We can (if we are honest) observe that progress, and the potential it unleashes in many cases, is not all that closely linked with what's commercially available or common around the time of the fundamental invention. In the first decade after lasers were invented, for instance, there was no significant commercial application. When the integrated circuit was invented, it wasn't much to look at and functionally speaking, for decades, it was outright pitiful compared to any complex IC today. We're still dealing with developing a full understanding of how neurons do what they do. In laser parlance, in 2017 we are yet pre-laser, and in my opinion, anyone who tries to tell us that lasers, figuratively speaking, can't do X at this point should be considered, at most, a hand-waver in the grips of a fit of profound hubris.
With regard to the subject at hand - intelligence and consciousness resulting from information processing — nature has, fortunately enough, provided numerous models at various levels. So we know it can be done at least one way — neural-like systems. Sure, it's obviously not easy. Brains use very small, very complicated, and very difficult to understand computing elements.

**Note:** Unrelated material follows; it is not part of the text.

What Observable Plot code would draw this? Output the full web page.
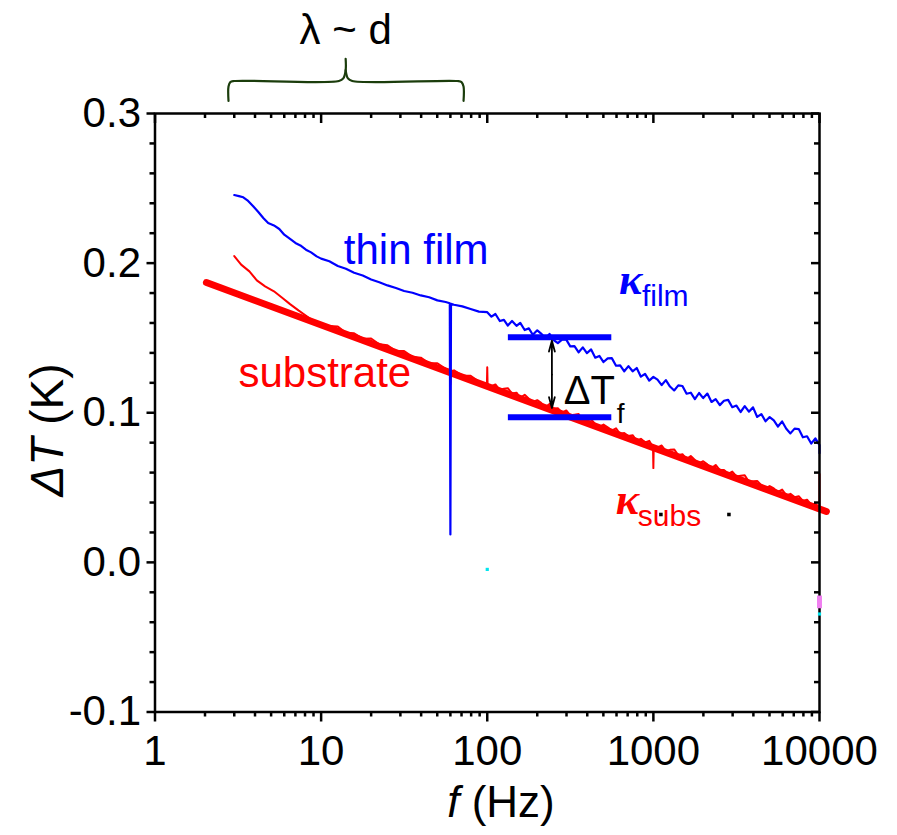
<!DOCTYPE html>
<html><head><meta charset="utf-8">
<script src="https://cdn.jsdelivr.net/npm/d3@7"></script>
<script src="https://cdn.jsdelivr.net/npm/@observablehq/plot@0.6"></script>
<style>body{margin:0;background:#fff}</style>
</head><body><div id="chart"></div>
<script>
// ---- axes ----
const xMajor = [1, 10, 100, 1000, 10000];
const xMinor = [2,3,4,5,6,7,8,9,20,30,40,50,60,70,80,90,200,300,400,500,600,700,800,900,2000,3000,4000,5000,6000,7000,8000,9000];
const yMajor = [-0.1, 0.0, 0.1, 0.2, 0.3];
const yMinor = [-0.08,-0.06,-0.04,-0.02,0.02,0.04,0.06,0.08,0.12,0.14,0.16,0.18,0.22,0.24,0.26,0.28];

// ---- thin film (blue) ----
const blueF = [3.0,3.2,3.4,3.6,3.9,4.2,4.5,4.8,5.2,5.6,6.0,6.5,7.0,7.5,8.1,8.7,9.4,10,
  11.2,12.6,14.1,15.8,17.8,20,22.4,25.1,28.2,31.6,35.5,39.8,44.7,50.1,56.2,59.5,60,60.5,63.1,70.8,79.4,89.1,
  100,106,112,119,126,133,141,150,158,168,178,188,200,211,224,237,251,266,282,299,316,335,355,376,398,422,447,473,501,531,562,596,631,668,708,750,794,841,891,944,
  1000,1059,1122,1189,1259,1334,1413,1496,1585,1679,1778,1884,1995,2113,2239,2371,2512,2661,2818,2985,3162,3350,3548,3758,3981,4217,4467,4732,5012,5309,5623,5957,6310,6683,7079,7499,7943,8414,8913,9441,10000,10000];
const blueV = [0.2455,0.2448,0.2440,0.2420,0.2380,0.2340,0.2300,0.2268,0.2252,0.2228,0.2190,0.2162,0.2135,0.2118,0.2090,0.2072,0.2045,0.2030,
  0.2012,0.1981,0.1962,0.1936,0.1917,0.1891,0.1872,0.1851,0.1834,0.1814,0.1802,0.1784,0.1772,0.1751,0.1740,0.1732,0.0187,0.1728,0.1722,0.1711,0.1693,0.1676,
  0.1672,0.1642,0.1660,0.1613,0.1621,0.1583,0.1613,0.1581,0.1601,0.1553,0.1564,0.1521,0.1551,0.1529,0.1497,0.1527,0.1486,0.1465,0.1489,0.1489,0.1444,0.1445,0.1404,0.1437,0.1399,0.1423,0.1368,0.1380,0.1339,0.1363,0.1365,0.1314,0.1317,0.1277,0.1312,0.1277,0.1299,0.1241,0.1260,0.1215,
  0.1240,0.1221,0.1185,0.1218,0.1175,0.1149,0.1183,0.1179,0.1127,0.1134,0.1091,0.1132,0.1098,0.1128,0.1072,0.1091,0.1051,0.1080,0.1086,0.1037,0.1048,0.1005,0.1044,0.1007,0.1036,0.0972,0.0991,0.0943,0.0971,0.0949,0.0908,0.0942,0.0893,0.0862,0.0894,0.0891,0.0836,0.0843,0.0794,0.0829,0.0784,0.0730];

// ---- substrate (red, thin measured line) ----
const redF = [3.0,3.3,3.7,4.1,4.6,5.2,5.8,6.5,7.3,8.2,9.2,10,
  11.2,12.6,14.1,15.8,17.8,20,22.4,25.1,28.2,31.6,35.5,39.8,44.7,50.1,56.2,59.5,60,60.5,63.1,70.8,79.4,89.1,99.5,100,100.5,
  106,112,119,126,133,141,150,158,168,178,188,200,211,224,237,251,266,282,299,316,335,355,376,398,422,447,473,501,531,562,596,631,668,708,750,794,841,891,944,995,1000,1005,
  1059,1122,1189,1259,1334,1413,1496,1585,1679,1778,1884,1995,2113,2239,2371,2512,2661,2818,2985,3162,3350,3548,3758,3981,4217,4467,4732,5012,5309,5623,5957,6310,6683,7079,7499,7943,8414,8913,9441,10000,10000];
const redV = [0.2047,0.1990,0.1945,0.1885,0.1845,0.1812,0.1770,0.1726,0.1684,0.1645,0.1605,0.1592,
  0.1579,0.1576,0.1534,0.1531,0.1495,0.1496,0.1458,0.1451,0.1412,0.1412,0.1374,0.1368,0.1331,0.1331,0.1293,0.1274,0.1190,0.1272,0.1284,0.1248,0.1247,0.1209,0.1180,0.1304,0.1180,
  0.1177,0.1189,0.1152,0.1160,0.1164,0.1128,0.1134,0.1100,0.1120,0.1093,0.1073,0.1084,0.1066,0.1038,0.1059,0.1028,0.1030,0.1001,0.1015,0.0983,0.0987,0.0991,0.0948,0.0951,0.0955,0.0924,0.0906,0.0921,0.0903,0.0880,0.0896,0.0858,0.0865,0.0845,0.0850,0.0813,0.0826,0.0802,0.0812,0.0770,0.0630,0.0770,
  0.0769,0.0781,0.0743,0.0752,0.0755,0.0716,0.0723,0.0690,0.0711,0.0684,0.0662,0.0676,0.0655,0.0630,0.0651,0.0617,0.0618,0.0592,0.0607,0.0574,0.0579,0.0582,0.0539,0.0543,0.0544,0.0516,0.0496,0.0510,0.0494,0.0471,0.0486,0.0448,0.0458,0.0436,0.0442,0.0411,0.0419,0.0385,0.0392,0.0365,0.0590];

// ---- substrate fit (thick red line) ----
const fitF = [2.04, 11000];
const fitV = [0.187, 0.0340];

// ---- delta T_f markers ----
const barF1 = [134, 134];
const barF2 = [562, 562];
const barV = [0.1505, 0.0970];
const arrowF = 245;
const arrowMid = 0.1255;
const arrowEnds = [0.1482, 0.1032];

// ---- brace over lambda ~ d range ----
const braceLeftF = [2.77, 2.77, 2.84, 3.0, 12.8, 13.6, 14.05, 14.05];
const braceLeftV = [0.3084, 0.3180, 0.3210, 0.3217, 0.3217, 0.3235, 0.3290, 0.3365];
const braceRightF = [14.05, 14.5, 15.4, 66, 70, 72, 72];
const braceRightV = [0.3290, 0.3235, 0.3217, 0.3217, 0.3210, 0.3180, 0.3084];

// ---- stray points ----
const blackDotF = [1110, 2850];
const blackDotV = [0.032, 0.032];
const cyanDotF = [100, 10000];
const cyanDotV = [-0.0047, -0.0345];
const magentaF = [10000];
const magentaV1 = [-0.0225];
const magentaV2 = [-0.0310];

// ---- labels ----
const labelThin = {f: 13.7, v: 0.1993, text: "thin film"};
const labelSub = {f: 3.18, v: 0.1170, text: "substrate"};
const labelLambda = {f: 14.05, v: 0.3465, text: "λ ~ d"};
const labelKFilm = {f: 620, v: 0.1793, main: "κ", sub: "film"};
const labelKSubs = {f: 594, v: 0.0321, main: "κ", sub: "subs"};
const labelDT = {f: 289, v: 0.1057, main: "ΔT", sub: "f"};

const zip = (F, V) => F.map((f, i) => ({f, v: V[i]}));
const blue = zip(blueF, blueV);
const red = zip(redF, redV);
const fit = zip(fitF, fitV);
const bars = barV.map((v, i) => ({f1: barF1[i], f2: barF2[i], v}));
const arrows = arrowEnds.map(e => ({f: arrowF, v1: arrowMid, v2: e}));
const braceL = zip(braceLeftF, braceLeftV);
const braceR = zip(braceRightF, braceRightV);
const blackDots = zip(blackDotF, blackDotV);
const cyanDots = zip(cyanDotF, cyanDotV);
const magenta = magentaF.map((f, i) => ({f, v1: magentaV1[i], v2: magentaV2[i]}));

const W = 897, H = 835, mL = 154.5, mR = 78, mT = 113, mB = 123.5;
const plotW = W - mL - mR, plotH = H - mT - mB;
const sans = "'Liberation Sans', Arial, Helvetica, sans-serif";
const serif = "'Liberation Serif', 'Times New Roman', serif";
const BLUE = "#0000ff", RED = "#ff0000";

const chart = Plot.plot({
  width: W, height: H,
  marginLeft: mL, marginRight: mR, marginTop: mT, marginBottom: mB,
  x: {type: "log", domain: [1, 10000]},
  y: {domain: [-0.1, 0.3]},
  style: {fontFamily: sans, background: "white", color: "black"},
  marks: [
    // substrate
    Plot.line(fit, {x: "f", y: "v", stroke: RED, strokeWidth: 7}),
    Plot.line(red, {x: "f", y: "v", stroke: RED, strokeWidth: 2}),
    // film
    Plot.line(blue, {x: "f", y: "v", stroke: BLUE, strokeWidth: 2.2}),
    // delta T markers
    Plot.ruleY(bars, {y: "v", x1: "f1", x2: "f2", stroke: BLUE, strokeWidth: 6}),
    Plot.arrow(arrows, {x1: "f", x2: "f", y1: "v1", y2: "v2", stroke: "black", strokeWidth: 1.8, headLength: 12, headAngle: 30}),
    // brace
    Plot.line(braceL, {x: "f", y: "v", stroke: "#1b3d0c", strokeWidth: 2.2, curve: "catmull-rom"}),
    Plot.line(braceR, {x: "f", y: "v", stroke: "#1b3d0c", strokeWidth: 2.2, curve: "catmull-rom"}),
    // labels
    Plot.text([labelThin], {x: "f", y: "v", text: "text", fill: BLUE, fontSize: 42, textAnchor: "start", lineAnchor: "bottom"}),
    Plot.text([labelSub], {x: "f", y: "v", text: "text", fill: RED, fontSize: 42, textAnchor: "start", lineAnchor: "bottom"}),
    Plot.text([labelLambda], {x: "f", y: "v", text: "text", fill: "black", fontSize: 42, textAnchor: "middle", lineAnchor: "bottom"}),
    Plot.text([labelKFilm], {x: "f", y: "v", text: "main", fill: BLUE, fontSize: 44, fontFamily: serif, fontStyle: "italic", fontWeight: "bold", textAnchor: "start", lineAnchor: "bottom"}),
    Plot.text([labelKFilm], {x: "f", y: "v", text: "sub", fill: BLUE, fontSize: 30, textAnchor: "start", lineAnchor: "bottom", dx: 23, dy: 12}),
    Plot.text([labelKSubs], {x: "f", y: "v", text: "main", fill: RED, fontSize: 44, fontFamily: serif, fontStyle: "italic", fontWeight: "bold", textAnchor: "start", lineAnchor: "bottom"}),
    Plot.text([labelKSubs], {x: "f", y: "v", text: "sub", fill: RED, fontSize: 30, textAnchor: "start", lineAnchor: "bottom", dx: 22, dy: 12}),
    Plot.text([labelDT], {x: "f", y: "v", text: "main", fill: "black", fontSize: 40, textAnchor: "start", lineAnchor: "bottom"}),
    Plot.text([labelDT], {x: "f", y: "v", text: "sub", fill: "black", fontSize: 28, textAnchor: "start", lineAnchor: "bottom", dx: 53, dy: 19}),
    // axes
    Plot.axisX(xMajor, {tickSize: 10, tickPadding: 13, strokeWidth: 2.5, fontSize: 42, tickFormat: d => String(d), label: null}),
    Plot.axisX(xMinor, {tickSize: 5, strokeWidth: 2.5, tickFormat: () => "", label: null}),
    Plot.axisY(yMajor, {tickSize: 8, tickPadding: 6, strokeWidth: 2.5, fontSize: 42, tickFormat: d => d.toFixed(1), label: null}),
    Plot.axisY(yMinor, {tickSize: 5, strokeWidth: 2.5, tickFormat: () => "", label: null}),
    Plot.tickX(xMajor, {x: d => d, insetBottom: plotH - 10, strokeWidth: 2.5}),
    Plot.tickX(xMinor, {x: d => d, insetBottom: plotH - 5, strokeWidth: 2.5}),
    Plot.tickY(yMajor, {y: d => d, insetLeft: plotW - 8, strokeWidth: 2.5}),
    Plot.tickY(yMinor, {y: d => d, insetLeft: plotW - 5, strokeWidth: 2.5}),
    Plot.frame({stroke: "black", strokeWidth: 2.5}),
    // stray points (drawn above frame)
    Plot.ruleX(magenta, {x: "f", y1: "v1", y2: "v2", stroke: "#f080f0", strokeWidth: 5}),
    Plot.dot(cyanDots, {x: "f", y: "v", symbol: "square", r: 1.8, fill: "#00e5ee"}),
    Plot.dot(blackDots, {x: "f", y: "v", symbol: "square", r: 2, fill: "black"})
  ]
});
document.getElementById("chart").append(chart);

// axis titles with italic symbols
const svg = d3.select(chart);
const xt = svg.append("text").attr("x", 501).attr("y", 817).attr("text-anchor", "middle")
  .attr("font-size", 44).attr("font-family", sans).attr("fill", "black");
xt.append("tspan").attr("font-style", "italic").text("f");
xt.append("tspan").text(" (Hz)");
const yt = svg.append("text").attr("transform", "translate(63,430) rotate(-90)").attr("text-anchor", "middle")
  .attr("font-size", 46).attr("font-family", sans).attr("fill", "black");
yt.append("tspan").attr("font-style", "italic").text("ΔT");
yt.append("tspan").text(" (K)");
</script>
</body></html>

But achieving a manufactured intelligence is also obviously highly interesting and to many, highly desirable. Assuming only that our technological progress doesn't actually halt due to some unrelated factor (war, asteroid, runaway climate, alien invasion, etc.), there are many reasons, all supporting one another very, very well, to assume that we will "get there from here." Not the least of which is there are many (sub-)reasons to presume that will be a great deal of economic leverage in such technology.
At present there are no known physics related reasons to presume that we won't get there eventually. If one is (or multiple are) discovered — for instance, should it be determined at some point in the future that brains use some heretofore unknown physics mechanism(s) to do what they do — then we may quite suddenly be on different grounds in terms of ultimate practicality. But there isn't even a hint of this as yet. It definitely appears to be chemistry, electricity, and topology all the way down as far as brains go. That stuff, we can do. Larger and clumsier and perhaps even slower... perhaps even only as emulation... yet we can do it. We just don't know exactly what to do. Yet.
It seems to me that betting against AI is betting against human nature. That's not a bet I'd presume to make.